Although the service provider isn’t named, it is similar to the widely-reported 2022 compromise of a contractor of identity and access manager Okta.
One tactic of the gang: Impersonating police and making fraudulent Emergency Disclosure Requests to wireless carriers to obtain sensitive information about targets.
Some of that information enabled SIM swapping by convincing a carrier — or hacking the account of a carrier’s customer support staff — to switch a target’s mobile phone number to smartphones controlled by the gang. Then it could intercept SMS and voice calls and receive MFA-related messages that control access to online email and bank accounts.
The report describes Lapsus$ as a loosely organized group, which included several juveniles, based mainly in the U.K. and Brazil. It had eight to 10 known members as of April 2022. The previous month, police in England arrested seven individuals in connection with Lapsus$. Two juveniles were charged. In September, U.K. police arrested a 17-year-old on suspicion of hacking. Media reports quoted experts believing the three arrests were related to Lapsus$’s attacks against technology and gaming companies. Then, in October, Brazilian police said they had arrested a Brazilian national suspected of belonging to Lapsus$.
Since then, Lapsus$ activity has disappeared. The report’s authors say they can’t rule out the possibility that other gang members are lying low.
Among the board’s recommendations:
— organizations must “urgently” implement improved access controls and authentication methods, and transition away from voice and SMS-based MFA. It’s a recommendation experts have been making for years. “Those methods are particularly vulnerable,” says the report. Instead, organizations should adopt easy-to-use, secure-by-default, passwordless solutions such as Fast IDentity Online (FIDO)2-compliant, phishing-resistant MFA methods.

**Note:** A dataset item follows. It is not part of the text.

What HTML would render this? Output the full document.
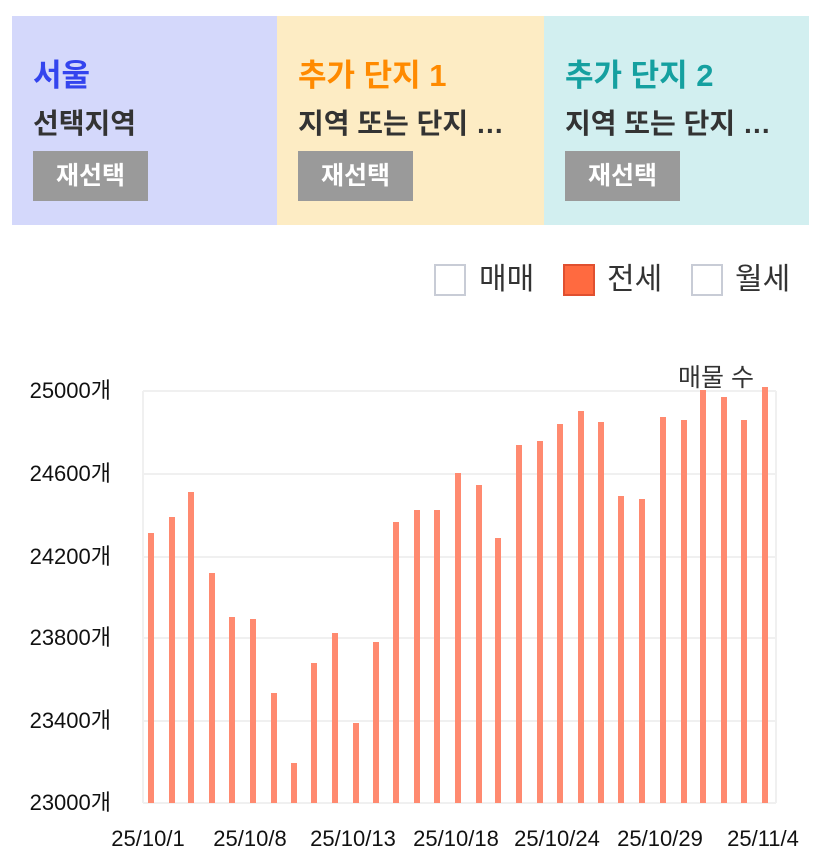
<!DOCTYPE html>
<html><head><meta charset="utf-8"><style>
body{margin:0;width:827px;height:866px;background:#fff;font-family:"Liberation Sans","Noto Sans CJK KR",sans-serif;position:relative;overflow:hidden}
.p{position:absolute;top:16px;height:209px}
.t{position:absolute;left:21px;top:34px;font-size:31px;font-weight:bold}
.s{position:absolute;left:21px;top:86px;font-size:28px;font-weight:bold;color:#333}
.b{position:absolute;left:21px;top:135px;width:115px;height:50px;background:#9a9a9a;color:#fff;font-size:25px;font-weight:bold;text-align:center;line-height:50px}
.cb{position:absolute;top:264px;width:32px;height:32px;border:2px solid #c8ccd6;background:#fff;box-sizing:border-box}
.lt{position:absolute;top:263px;font-size:30px;color:#333;line-height:34px}
</style></head><body>
<div class="p" style="left:12px;width:265px;background:#d4d8fb"><div class="t" style="color:#3344ee">서울</div><div class="s">선택지역</div><div class="b">재선택</div></div>
<div class="p" style="left:277px;width:267px;background:#fdecc4"><div class="t" style="color:#ff8a00">추가 단지 1</div><div class="s">지역 또는 단지 …</div><div class="b">재선택</div></div>
<div class="p" style="left:544px;width:265px;background:#d2eff0"><div class="t" style="color:#15a0a0">추가 단지 2</div><div class="s">지역 또는 단지 …</div><div class="b">재선택</div></div>
<div class="cb" style="left:434px"></div><div class="lt" style="left:479px">매매</div>
<div class="cb" style="left:563px;background:#ff6a40;border-color:#e05030"></div><div class="lt" style="left:607px">전세</div>
<div class="cb" style="left:691px"></div><div class="lt" style="left:735px">월세</div>
<svg width="827" height="866" style="position:absolute;left:0;top:0" font-family="Liberation Sans, Noto Sans CJK KR, sans-serif">
<g stroke="#f0f0f0" stroke-width="2">
<line x1="143" y1="391" x2="776" y2="391"/><line x1="143" y1="474" x2="776" y2="474"/><line x1="143" y1="557" x2="776" y2="557"/><line x1="143" y1="638" x2="776" y2="638"/><line x1="143" y1="721" x2="776" y2="721"/><line x1="143" y1="803" x2="776" y2="803"/>
<line x1="143" y1="391" x2="143" y2="803"/><line x1="776" y1="391" x2="776" y2="803"/>
</g>
<g font-size="22" fill="#111" text-anchor="end">
<text x="111" y="398">25000개</text><text x="111" y="481">24600개</text><text x="111" y="564">24200개</text><text x="111" y="645">23800개</text><text x="111" y="728">23400개</text><text x="111" y="810">23000개</text>
</g>
<text x="716" y="386" font-size="25" fill="#333" text-anchor="middle">매물 수</text>
<g font-size="22" fill="#111" text-anchor="middle">
<text x="148" y="846">25/10/1</text><text x="250" y="846">25/10/8</text><text x="353" y="846">25/10/13</text><text x="456" y="846">25/10/18</text><text x="557" y="846">25/10/24</text><text x="660" y="846">25/10/29</text><text x="763" y="846">25/11/4</text>
</g>
<g fill="#ff8a70" id="bars"></g>
</svg>
<script>
var xs=[151,172,191,212,232,253,274,294,314,335,356,376,396,417,437,458,479,498,519,540,560,581,601,621,642,663,684,703,724,744,765];
var ys=[533,517,492,573,617,619,693,763,663,633,723,642,522,510,510,473,485,538,445,441,424,411,422,496,499,417,420,390,397,420,387];
var g=document.getElementById('bars'),h='';
for(var i=0;i<xs.length;i++){h+='<rect x="'+(xs[i]-3)+'" y="'+ys[i]+'" width="6" height="'+(803-ys[i])+'"/>';}
g.innerHTML=h;
</script>
</body></html>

To facilitate the transition to passwordless authentication, the board recommends Washington develop a secure authentication roadmap for the U.S.;
— carriers should implement more stringent authentication methods to prevent fraudulent SIM swapping;
— organizations should prioritize resiliency and fast recovery to defend against SIM swapping attacks;
— organizations should plan for disruptive cyber intrusions by requiring their whole business, including outside suppliers, to invest in prevention, detection, response, and recovery capabilities;
— Congress should support the creation of “whole-of-society” programs and mechanisms to prevent juvenile cybercrime.
Lapsus$ was not successful in all its attempted attacks, the report adds. Organizations with mature, defense-in-depth controls were most resilient to these threat actor groups. Organizations that used application or token-based MFA methods or employed robust network intrusion detection systems, including rapid detection of suspicious account activity, were especially resilient.

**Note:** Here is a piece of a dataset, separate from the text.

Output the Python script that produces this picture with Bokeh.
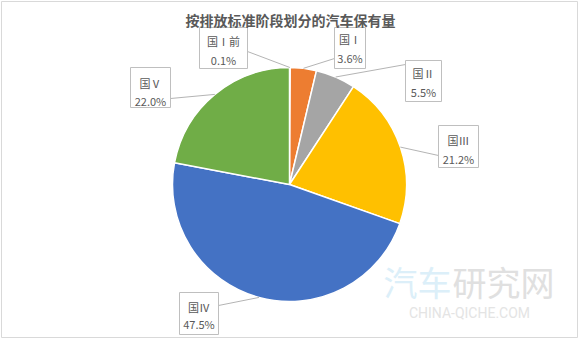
import math
from bokeh.plotting import figure
from bokeh.models import Range1d, ColumnDataSource
from bokeh.core.properties import value
from bokeh.embed import file_html
from bokeh.resources import INLINE

# ---- data ----
title = "按排放标准阶段划分的汽车保有量"
categories = ["国Ⅰ前", "国Ⅰ", "国Ⅱ", "国Ⅲ", "国Ⅳ", "国Ⅴ"]
shares = [0.1, 3.6, 5.5, 21.2, 47.5, 22.0]
colors = ["#5B9BD5", "#ED7D31", "#A5A5A5", "#FFC000", "#4472C4", "#70AD47"]

# ---- layout (pixel coordinates, origin top-left) ----
W, H = 580, 340
CX, CY, R = 289, 184, 117
box_l = [199, 334, 405, 438, 179, 130]
box_r = [247, 365, 441, 478, 218, 170]
box_t = [27, 27, 60, 125, 292, 67]
box_b = [68, 68, 101, 167, 334, 107]
name_y = [40, 38, 72, 139, 306, 82]
pct_y = [59, 57, 91, 158, 323, 100]
attach = [(247, 51), (334, 58), (405, 64), (438, 155), (218, 305), (170, 98)]

FONT = value("Noto Sans CJK SC")
LABEL = "#595959"


def Y(y):
    return H - y


p = figure(width=W, height=H, x_range=Range1d(0, W), y_range=Range1d(0, H),
           output_backend="svg", toolbar_location=None, min_border=0)
p.axis.visible = False
p.grid.visible = False
p.outline_line_color = None
p.background_fill_color = "white"
p.border_fill_color = "white"

# frame
p.quad(left=[1], right=[577], bottom=[Y(337)], top=[Y(1)],
       fill_color=None, line_color="#D9D9D9", line_width=1)

# pie
total = sum(shares)
starts, ends, mids = [], [], []
cum = 0.0
for v in shares:
    a0 = math.pi / 2 - 2 * math.pi * cum / total
    a1 = math.pi / 2 - 2 * math.pi * (cum + v) / total
    starts.append(a0)
    ends.append(a1)
    mids.append((a0 + a1) / 2)
    cum += v

src = ColumnDataSource(dict(start=starts, end=ends, color=colors))
p.wedge(x=CX, y=Y(CY), radius=R, start_angle="start", end_angle="end",
        direction="clock", fill_color="color", line_color="white",
        line_width=1.5, source=src)

# leader lines
xs, ys = [], []
for (ax, ay), m in zip(attach, mids):
    px = CX + R * math.cos(m)
    py = Y(CY) + R * math.sin(m)
    xs.append([ax, px])
    ys.append([Y(ay), py])
p.multi_line(xs=xs, ys=ys, line_color="#B4B4B4", line_width=1)

# label boxes
p.quad(left=box_l, right=box_r, top=[Y(t) for t in box_t],
       bottom=[Y(b) for b in box_b], fill_color="white",
       line_color="#BFBFBF", line_width=1)

cx_box = [(l + r) / 2 for l, r in zip(box_l, box_r)]
p.text(x=cx_box, y=[Y(v) for v in name_y], text=categories,
       text_font=FONT, text_font_size="11px", text_color=LABEL,
       text_align="center", text_baseline="middle")
p.text(x=cx_box, y=[Y(v) for v in pct_y], text=[f"{v:.1f}%" for v in shares],
       text_font=FONT, text_font_size="11px", text_color=LABEL,
       text_align="center", text_baseline="middle")

# title
p.text(x=[W / 2], y=[Y(19)], text=[title], text_font=FONT,
       text_font_size="14px", text_font_style="bold", text_color="#595959",
       text_align="center", text_baseline="middle")

# watermark
p.text(x=[383], y=[Y(281)], text=["汽车"], text_font=FONT,
       text_font_size="34px", text_color="#DCEFF9",
       text_align="left", text_baseline="middle")
p.text(x=[452], y=[Y(281)], text=["研究网"], text_font=FONT,
       text_font_size="34px", text_color="#E0E0E0",
       text_align="left", text_baseline="middle")
p.text(x=[469], y=[Y(312)], text=["CHINA-QICHE.COM"], text_font=value("Roboto"),
       text_font_size="14px", text_color="#E4E4E4",
       text_align="center", text_baseline="middle")

open("out.html", "w").write(file_html(p, INLINE))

“Organizations that maintained and followed their established incident response procedures significantly mitigated impacts,” the report noted. “Highly effective organizations employed mechanisms such as out-of-band communications that allowed incident response professionals to co-ordinate response efforts without being monitored by the threat actors.”
“We need better technologies that move us towards a passwordless world, negating the effects of credential theft,” the report concludes. “We need telecommunications providers to design and implement processes and systems that keep attackers from hijacking mobile phone service. We need to double down on zero trust architectures that assume breach. We need organizations to design their security programs to cover not only their own information technology environments, but also those of their vendors that host critical data or maintain direct network access. We need to give law enforcement the means to disrupt all manner of threat actors. And we need to help curious young people use their growing digital skills for positive purposes.”